I’m going to post a few thoughts later on about some reading goals for 2014, but the short version of the story is that I’m not going to set any reading goals – per se – this year. More important to me are some writing goals and some personal goals, and reading is just going to have to fit itself in when and where it can. But… one of my personal goals is to make some new local friends, not to replace the ones I have (the ones I have do NOT need replacing!) but to branch out a little since I do think I want to stay in the west long term. In the past, book clubs have been a great way for me to meet people, and I joined a few shortly after I arrived here last year but have never gone to any of the meetings. I’m hoping that will change, and one of my groups is reading Wuthering Heights this month, so I’ve giving that book a quick reread. I read it for the first time in 2008 and was surprised at how much I liked it.
(Just to clarify: there are lots of books that I want to read in 2014, and I will tell you all about these in an upcoming post.

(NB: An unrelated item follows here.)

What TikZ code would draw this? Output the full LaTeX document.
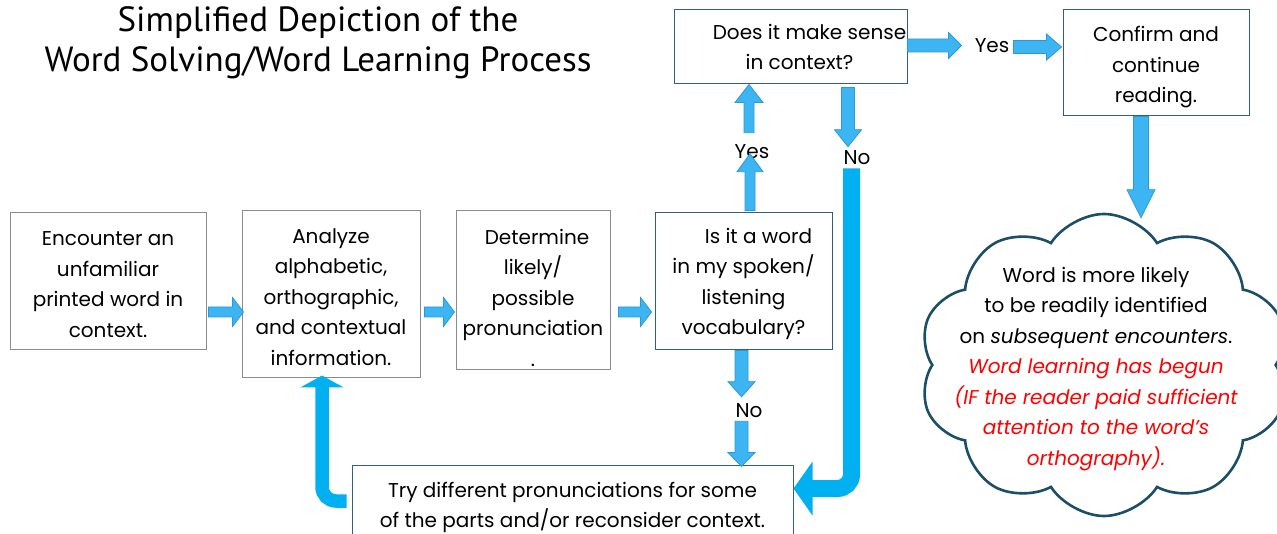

But a list of books that I want to read is not the same as a list of goals.)
Yarn Along is – as always – hosted by Ginny at her blog, Small Things. She may or may not be posting today because of the holiday.
Happy New Year and Happy Reading, everyone!
I was going to say that I can’t believe you made it to 2008 without reading Wuthering Heights, but then I thought about it for a few minutes and remembered that I was the one with the childhood obsession with them, not you. I think I read Wuthering Heights for the first time in like 1988 or 1989, and again for college in 1997. Not since, though. Has always been one of my favorite Bronte books.
I didn’t read any 19th century books voluntarily until college. I couldn’t imagine how I could possibly enjoy them, and marriage-related plots didn’t interest me at all. I’m finding that this time through it’s as good as I remember but also startlingly easy. Sometimes I think the Bronte sisters were time travelers – born and raised sometime in the 20th century,exposed to Freud and Hemingway and postmodernism, and then somehow whisked back in time to the turn of the 19th century to be weird and write books. It explains why so little is known about their childhood, no?